In order to accurately rate each algorithm, we needed to develop a way that each algorithm could be run on the same topology with the same messages being sent to the same locations. Previously, the sender and recievers had been randomly chosen at runtime. This week, we implemented an option for the simulator to read in a list of messages from a text file, maintaining consistancy.
Finally, we ran the various algorithms, and ultimately came to the conclusion that the original BFS was the best option. In most cases, the optimized version returned a lower average latency per message. However, the improvement was insufficient to warrant the additional time required.
This was a very interesting week on the home front for Jawwad, whose firstborn son Mahad arrived on Wednesday. Father, mother, and baby are doing fine, with both grandmothers in town to help out.
Having trouble remembering what else I did this week...
During this week, I began implementation of a feature that would enable the simulator to cause a particular edge to fail, invalidating all channels that had previously used that edge and precluding that edge from being used again. We also began creating a means for the simulator to dynamically fail nodes, and to recover these edges and nodes at a later time.
Ultimately, our goal is to test the efficiency of this network-level implementation of failure with regards to the original model, which relied upon a "dice roll" based on the probability of the failure of the channel of a whole or either of the end nodes.
Most of this week was spent working on the implementation of the new failure paradigm discussed above. We also improved the user interface by moving user-declarable options from definitions embedded in the code to text files parsed by the program.
This week, we developed a mechanism to automatically generate the failures of nodes and edges by the program in an edge-level analysis. Prior to the start of the actual simulation of sending messages back and forth, the simulator will calculate how many nodes and edges need to be failed at each point in time, randomly choose them, and produce time-triggered events of failure and recovery.
This week was primarily spent working on the improvement of the failure model. We decided that, instead of allowing the user to select upper and lower bounds for the failure rate and randomly select from within that area for each point in time, the user would input the average failure rate and the rate at a given time would be generated using a Poisson distribution.
During this week, we entered the final stretch. We decided to change the manner in which failure and recovery messages are generated. Rather than determine them before time, we decided to produce them over the course of the simulation. This allows us to let the simulation run indefinately, as the previous option required a set end to the predetermined failures. Also, this allows us to "skip over" the long stretches of time between meaningful (not failure or recovery) messages, and not go through the calculation of failures that, due to the length of time prior to recover, are extremely unlikely to affect them.

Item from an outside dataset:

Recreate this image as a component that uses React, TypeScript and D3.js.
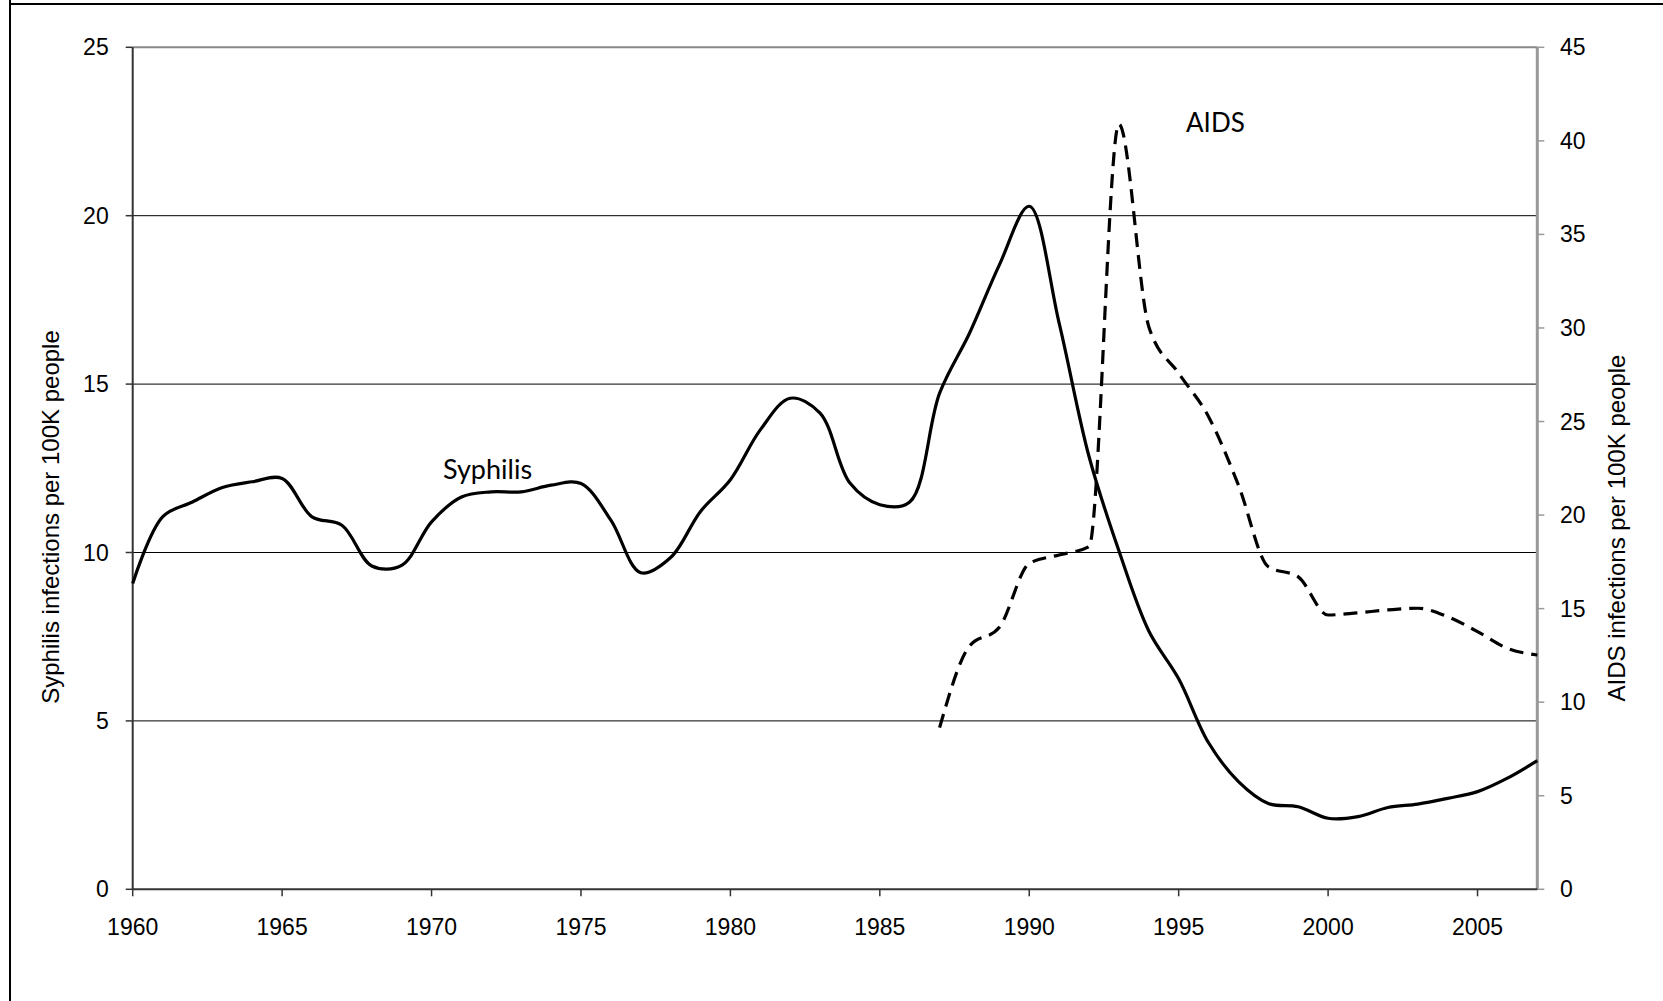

We also attempted to run some experiments on the different paradigm options, to compare their time efficiency, memory usage, and faithfulness to real-world data. However, our efforts were stymied by the mysterious appearance of a segmentation fault between a pair of "cout" statements, indicating a deeper flaw in our program but offering no clues to its solution.
Time to leave. These few days were spent primarily on the scholarly tasks of modifying the documentation for our program and the beginning of the final paper. Despite the last-minute setback of code error, this project has been a rewarding and valuable experience. I plan to stay in contact with Professor Brockmeyer and Jawwad, and hopefully we can get the problem solved and obtain useful results in the months ahead. It has been absolutely wonderful working in this lab, and I wish them all the best.